An oxygen machine is both a blessing and a burden for a six-year-old girl.

Onkarabile Mamorobela from Hammanskraal north of Pretoria has to stay hooked to it to aid her breathing due to chronic respiratory illness.

Onkarabile's unemployed mother, Tumelo Mamorobela, 26, is concerned that her daughter will not be able to attend classes when schools reopen next week.

"I'm frustrated because I haven't found a school for her and I have no idea what will happen when schools open next week," Mamorobela said.

Onkarabile is supposed to start Grade 1 this year after she stopped attending school last-year in October when her breathing became worse.

When Sowetan arrived at the family's home yesterday, Onkarabile was standing at the door in a pink outfit watching other children play outside.

"The machine is too big and she has to move around with it wherever she goes.

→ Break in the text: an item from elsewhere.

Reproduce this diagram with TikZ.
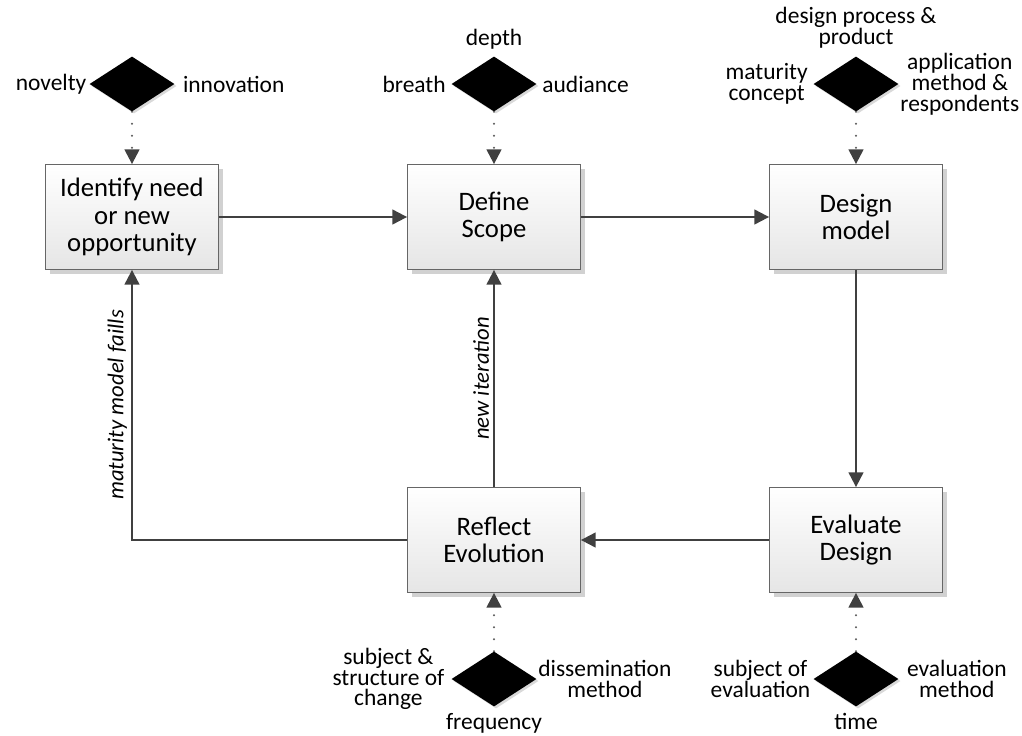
\documentclass[tikz,border=0pt]{standalone}
\usepackage{fontspec}
\setmainfont{Carlito}
\usepackage{tikz}
\usetikzlibrary{shapes.geometric, arrows.meta, positioning, shadows}
\definecolor{linegray}{HTML}{404040}
\tikzstyle{arrow} = [line width=1.5pt, draw=linegray, -{Triangle[length=11pt,width=11pt]}]
\tikzstyle{dots} = [line width=1.7pt, draw=black!65, dash pattern=on 0pt off 9pt, line cap=round, -{Triangle[length=11pt,width=11pt,color=linegray]}]
\tikzstyle{block} = [rectangle, draw=black!60, line width=0.6pt, top color=white, bottom color=black!10, minimum width=129.75pt, minimum height=78.75pt, align=center, font=\fontsize{20}{20.5}\selectfont, drop shadow={shadow xshift=3pt, shadow yshift=-3pt, fill=black!18, opacity=1}]
\tikzstyle{gem} = [diamond, fill=black, minimum width=63.75pt, minimum height=41.25pt, inner sep=0pt, drop shadow={shadow xshift=1.5pt, shadow yshift=-1.5pt, fill=black!15, opacity=1}]
\tikzstyle{lbl} = [inner sep=1pt, align=center, font=\fontsize{17.6}{15.6}\selectfont]
\tikzstyle{note} = [inner sep=3pt, font=\fontsize{17}{17}\selectfont\itshape]

\begin{document}
\begin{tikzpicture}[x=0.75pt, y=-0.75pt, node distance=271.5pt]
    \useasboundingbox (0,0) rectangle (1022,736);

    % process steps
    \node (need)     [block] at (132,217) {Identify need\\or new\\opportunity};
    \node (scope)    [block, right of=need]  {Define\\Scope};
    \node (design)   [block, right of=scope] {Design\\model};
    \node (evaluate) [block, below of=design, yshift=29.25pt] {Evaluate\\Design};
    \node (reflect)  [block, left of=evaluate] {Reflect\\Evolution};

    % decision points
    \node (dneed)    [gem, above of=need,     node distance=99.75pt] {};
    \node (dscope)   [gem, above of=scope,    node distance=99.75pt] {};
    \node (ddesign)  [gem, above of=design,   node distance=99.75pt] {};
    \node (dreflect) [gem, below of=reflect,  node distance=104.25pt] {};
    \node (devalu)   [gem, below of=evaluate, node distance=104.25pt] {};

    \node (novelty)    [lbl, left=1pt of dneed]  {novelty};
    \node (innovation) [lbl, right=5pt of dneed] {innovation};
    \node (depth)      [lbl, above=4pt of dscope]  {depth};
    \node (breath)     [lbl, left=3pt of dscope]   {breath};
    \node (audiance)   [lbl, right=3pt of dscope]  {audiance};
    \node (process)    [lbl, above=5pt of ddesign] {design process \&\\product};
    \node (concept)    [lbl, left=3pt of ddesign]  {maturity\\concept};
    \node (method)     [lbl, right=0pt of ddesign] {application\\method \&\\respondents};
    \node (change)     [lbl, left=4pt of dreflect]  {subject \&\\structure of\\change};
    \node (dissem)     [lbl, right=0pt of dreflect] {dissemination\\method};
    \node (frequency)  [lbl, below=4pt of dreflect] {frequency};
    \node (subject)    [lbl, left=1pt of devalu]  {subject of\\evaluation};
    \node (evmethod)   [lbl, right=5pt of devalu] {evaluation\\method};
    \node (time)       [lbl, below=4pt of devalu] {time};

    \draw [arrow] (need)     -- (scope);
    \draw [arrow] (scope)    -- (design);
    \draw [arrow] (design)   -- (evaluate);
    \draw [arrow] (evaluate) -- (reflect);
    \draw [arrow] (reflect)  -- node[note, midway, above, sloped]{new iteration} (scope);
    \draw [arrow] (reflect.west) -| node[note, pos=0.75, above, sloped]{maturity model faills} (need.south);

    \draw [dots] (dneed)    -- (need);
    \draw [dots] (dscope)   -- (scope);
    \draw [dots] (ddesign)  -- (design);
    \draw [dots] (dreflect) -- (reflect);
    \draw [dots] (devalu)   -- (evaluate);
\end{tikzpicture}
\end{document}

Even going to the hospital for check-ups is a problem because we have to hire special transport which costs us more money."

Mamorobela said Onkarabile started experiencing breathing problems as a baby but her condition worsened over the years.

"She coughs a lot and struggles to breathe," she said.

Mamorobela said doctors put Onkarabile on the oxygen machine when tuberculosis treatment failed but Onkarabile cannot run around and play with other children.

"She becomes distressed and runs out of breath. She longs to go outside and play with other kids which breaks my heart. I can see that my child is suffering," she said.

Mamorobela uses an electrical extension cord which allows her daughter to sometimes sit outside in the shade, under the tree, and get some fresh air. Sometimes they sit together on the stoep and play a game of diketo.

Onkarabile's condition has also put a strain on the family's income as Mamorobela was forced to quit her job at a textile factory to look after her daughter.

"We are really struggling. The machine uses up a lot of electricity. When I get money, the first thing I think about is getting electricity because my child needs it to breathe. When we start running out of electricity I start to panic."

Mamorobela said she tried to make an application for a care dependency grant which was rejected.

Efforts to find a special needs school for Onkarabile through the help of a concerned community have also not been successful.